-- Data start --

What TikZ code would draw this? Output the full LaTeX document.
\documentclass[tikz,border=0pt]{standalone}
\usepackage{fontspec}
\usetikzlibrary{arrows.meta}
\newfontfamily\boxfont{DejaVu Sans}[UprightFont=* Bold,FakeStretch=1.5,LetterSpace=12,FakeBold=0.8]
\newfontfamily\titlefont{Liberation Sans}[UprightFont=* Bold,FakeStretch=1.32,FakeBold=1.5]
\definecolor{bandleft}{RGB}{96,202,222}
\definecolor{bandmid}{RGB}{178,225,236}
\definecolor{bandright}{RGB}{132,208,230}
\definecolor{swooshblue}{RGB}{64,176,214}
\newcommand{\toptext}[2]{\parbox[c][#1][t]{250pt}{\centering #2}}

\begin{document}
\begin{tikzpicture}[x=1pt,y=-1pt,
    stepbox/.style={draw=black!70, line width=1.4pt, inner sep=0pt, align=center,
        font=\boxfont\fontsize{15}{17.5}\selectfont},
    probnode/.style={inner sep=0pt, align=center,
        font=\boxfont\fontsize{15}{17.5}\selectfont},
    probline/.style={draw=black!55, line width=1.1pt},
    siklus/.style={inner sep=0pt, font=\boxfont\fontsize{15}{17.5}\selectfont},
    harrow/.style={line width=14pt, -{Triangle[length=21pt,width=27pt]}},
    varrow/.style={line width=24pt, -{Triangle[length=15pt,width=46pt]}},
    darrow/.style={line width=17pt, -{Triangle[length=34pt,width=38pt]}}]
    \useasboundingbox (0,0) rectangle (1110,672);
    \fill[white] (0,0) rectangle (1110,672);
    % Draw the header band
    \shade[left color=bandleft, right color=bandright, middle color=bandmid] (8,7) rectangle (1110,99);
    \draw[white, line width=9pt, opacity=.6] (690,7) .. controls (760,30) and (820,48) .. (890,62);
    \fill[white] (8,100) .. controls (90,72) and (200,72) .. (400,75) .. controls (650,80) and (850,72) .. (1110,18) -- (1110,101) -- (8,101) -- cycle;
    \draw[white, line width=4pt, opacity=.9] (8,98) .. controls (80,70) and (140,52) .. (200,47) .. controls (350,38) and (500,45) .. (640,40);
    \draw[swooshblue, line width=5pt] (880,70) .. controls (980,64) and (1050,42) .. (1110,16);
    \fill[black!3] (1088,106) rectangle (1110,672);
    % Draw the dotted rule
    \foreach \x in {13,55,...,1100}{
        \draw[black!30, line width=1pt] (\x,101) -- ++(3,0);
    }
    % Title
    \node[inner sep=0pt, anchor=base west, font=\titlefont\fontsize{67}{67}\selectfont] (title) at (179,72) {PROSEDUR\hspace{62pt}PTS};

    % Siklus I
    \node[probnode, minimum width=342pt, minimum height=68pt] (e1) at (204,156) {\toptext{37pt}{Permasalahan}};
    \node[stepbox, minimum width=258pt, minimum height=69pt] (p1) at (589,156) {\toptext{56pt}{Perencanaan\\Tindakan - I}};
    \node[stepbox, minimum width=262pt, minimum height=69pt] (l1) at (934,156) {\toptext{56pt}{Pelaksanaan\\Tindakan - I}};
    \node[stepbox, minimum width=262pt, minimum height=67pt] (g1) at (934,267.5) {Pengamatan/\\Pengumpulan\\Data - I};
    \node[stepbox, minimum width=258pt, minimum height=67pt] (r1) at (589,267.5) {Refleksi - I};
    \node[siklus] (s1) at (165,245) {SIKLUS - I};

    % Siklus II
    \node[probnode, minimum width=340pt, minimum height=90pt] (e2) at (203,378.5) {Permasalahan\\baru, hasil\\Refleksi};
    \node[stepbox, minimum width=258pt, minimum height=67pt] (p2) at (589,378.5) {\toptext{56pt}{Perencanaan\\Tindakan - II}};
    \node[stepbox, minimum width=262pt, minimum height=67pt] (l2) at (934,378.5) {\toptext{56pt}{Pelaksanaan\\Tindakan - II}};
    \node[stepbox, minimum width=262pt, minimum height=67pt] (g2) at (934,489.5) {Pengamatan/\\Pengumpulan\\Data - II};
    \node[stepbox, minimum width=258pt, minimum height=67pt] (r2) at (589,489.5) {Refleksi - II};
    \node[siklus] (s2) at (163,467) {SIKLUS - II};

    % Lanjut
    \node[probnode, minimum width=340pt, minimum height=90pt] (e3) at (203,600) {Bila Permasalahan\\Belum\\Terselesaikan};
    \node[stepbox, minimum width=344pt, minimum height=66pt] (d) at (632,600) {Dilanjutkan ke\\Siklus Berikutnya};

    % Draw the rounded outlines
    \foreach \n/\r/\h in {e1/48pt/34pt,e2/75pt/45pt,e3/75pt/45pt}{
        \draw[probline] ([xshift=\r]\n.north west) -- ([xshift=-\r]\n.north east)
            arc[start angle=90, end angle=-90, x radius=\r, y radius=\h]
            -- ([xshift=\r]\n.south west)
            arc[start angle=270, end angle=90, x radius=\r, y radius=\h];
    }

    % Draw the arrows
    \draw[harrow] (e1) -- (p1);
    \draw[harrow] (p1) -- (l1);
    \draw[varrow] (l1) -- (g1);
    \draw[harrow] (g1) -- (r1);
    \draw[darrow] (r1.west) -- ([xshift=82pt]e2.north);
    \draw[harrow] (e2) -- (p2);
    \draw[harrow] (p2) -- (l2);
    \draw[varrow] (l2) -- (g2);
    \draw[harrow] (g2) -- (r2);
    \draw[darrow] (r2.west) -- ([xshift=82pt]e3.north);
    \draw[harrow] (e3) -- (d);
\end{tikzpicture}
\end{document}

-- Data end --

● **Task prompt**
Quote the data above in full, changing nothing.

● **Solved problem**
What TikZ code would draw this? Output the full LaTeX document.
\documentclass[tikz,border=0pt]{standalone}
\usepackage{fontspec}
\usetikzlibrary{arrows.meta}
\newfontfamily\boxfont{DejaVu Sans}[UprightFont=* Bold,FakeStretch=1.5,LetterSpace=12,FakeBold=0.8]
\newfontfamily\titlefont{Liberation Sans}[UprightFont=* Bold,FakeStretch=1.32,FakeBold=1.5]
\definecolor{bandleft}{RGB}{96,202,222}
\definecolor{bandmid}{RGB}{178,225,236}
\definecolor{bandright}{RGB}{132,208,230}
\definecolor{swooshblue}{RGB}{64,176,214}
\newcommand{\toptext}[2]{\parbox[c][#1][t]{250pt}{\centering #2}}

\begin{document}
\begin{tikzpicture}[x=1pt,y=-1pt,
    stepbox/.style={draw=black!70, line width=1.4pt, inner sep=0pt, align=center,
        font=\boxfont\fontsize{15}{17.5}\selectfont},
    probnode/.style={inner sep=0pt, align=center,
        font=\boxfont\fontsize{15}{17.5}\selectfont},
    probline/.style={draw=black!55, line width=1.1pt},
    siklus/.style={inner sep=0pt, font=\boxfont\fontsize{15}{17.5}\selectfont},
    harrow/.style={line width=14pt, -{Triangle[length=21pt,width=27pt]}},
    varrow/.style={line width=24pt, -{Triangle[length=15pt,width=46pt]}},
    darrow/.style={line width=17pt, -{Triangle[length=34pt,width=38pt]}}]
    \useasboundingbox (0,0) rectangle (1110,672);
    \fill[white] (0,0) rectangle (1110,672);
    % Draw the header band
    \shade[left color=bandleft, right color=bandright, middle color=bandmid] (8,7) rectangle (1110,99);
    \draw[white, line width=9pt, opacity=.6] (690,7) .. controls (760,30) and (820,48) .. (890,62);
    \fill[white] (8,100) .. controls (90,72) and (200,72) .. (400,75) .. controls (650,80) and (850,72) .. (1110,18) -- (1110,101) -- (8,101) -- cycle;
    \draw[white, line width=4pt, opacity=.9] (8,98) .. controls (80,70) and (140,52) .. (200,47) .. controls (350,38) and (500,45) .. (640,40);
    \draw[swooshblue, line width=5pt] (880,70) .. controls (980,64) and (1050,42) .. (1110,16);
    \fill[black!3] (1088,106) rectangle (1110,672);
    % Draw the dotted rule
    \foreach \x in {13,55,...,1100}{
        \draw[black!30, line width=1pt] (\x,101) -- ++(3,0);
    }
    % Title
    \node[inner sep=0pt, anchor=base west, font=\titlefont\fontsize{67}{67}\selectfont] (title) at (179,72) {PROSEDUR\hspace{62pt}PTS};

    % Siklus I
    \node[probnode, minimum width=342pt, minimum height=68pt] (e1) at (204,156) {\toptext{37pt}{Permasalahan}};
    \node[stepbox, minimum width=258pt, minimum height=69pt] (p1) at (589,156) {\toptext{56pt}{Perencanaan\\Tindakan - I}};
    \node[stepbox, minimum width=262pt, minimum height=69pt] (l1) at (934,156) {\toptext{56pt}{Pelaksanaan\\Tindakan - I}};
    \node[stepbox, minimum width=262pt, minimum height=67pt] (g1) at (934,267.5) {Pengamatan/\\Pengumpulan\\Data - I};
    \node[stepbox, minimum width=258pt, minimum height=67pt] (r1) at (589,267.5) {Refleksi - I};
    \node[siklus] (s1) at (165,245) {SIKLUS - I};

    % Siklus II
    \node[probnode, minimum width=340pt, minimum height=90pt] (e2) at (203,378.5) {Permasalahan\\baru, hasil\\Refleksi};
    \node[stepbox, minimum width=258pt, minimum height=67pt] (p2) at (589,378.5) {\toptext{56pt}{Perencanaan\\Tindakan - II}};
    \node[stepbox, minimum width=262pt, minimum height=67pt] (l2) at (934,378.5) {\toptext{56pt}{Pelaksanaan\\Tindakan - II}};
    \node[stepbox, minimum width=262pt, minimum height=67pt] (g2) at (934,489.5) {Pengamatan/\\Pengumpulan\\Data - II};
    \node[stepbox, minimum width=258pt, minimum height=67pt] (r2) at (589,489.5) {Refleksi - II};
    \node[siklus] (s2) at (163,467) {SIKLUS - II};

    % Lanjut
    \node[probnode, minimum width=340pt, minimum height=90pt] (e3) at (203,600) {Bila Permasalahan\\Belum\\Terselesaikan};
    \node[stepbox, minimum width=344pt, minimum height=66pt] (d) at (632,600) {Dilanjutkan ke\\Siklus Berikutnya};

    % Draw the rounded outlines
    \foreach \n/\r/\h in {e1/48pt/34pt,e2/75pt/45pt,e3/75pt/45pt}{
        \draw[probline] ([xshift=\r]\n.north west) -- ([xshift=-\r]\n.north east)
            arc[start angle=90, end angle=-90, x radius=\r, y radius=\h]
            -- ([xshift=\r]\n.south west)
            arc[start angle=270, end angle=90, x radius=\r, y radius=\h];
    }

    % Draw the arrows
    \draw[harrow] (e1) -- (p1);
    \draw[harrow] (p1) -- (l1);
    \draw[varrow] (l1) -- (g1);
    \draw[harrow] (g1) -- (r1);
    \draw[darrow] (r1.west) -- ([xshift=82pt]e2.north);
    \draw[harrow] (e2) -- (p2);
    \draw[harrow] (p2) -- (l2);
    \draw[varrow] (l2) -- (g2);
    \draw[harrow] (g2) -- (r2);
    \draw[darrow] (r2.west) -- ([xshift=82pt]e3.north);
    \draw[harrow] (e3) -- (d);
\end{tikzpicture}
\end{document}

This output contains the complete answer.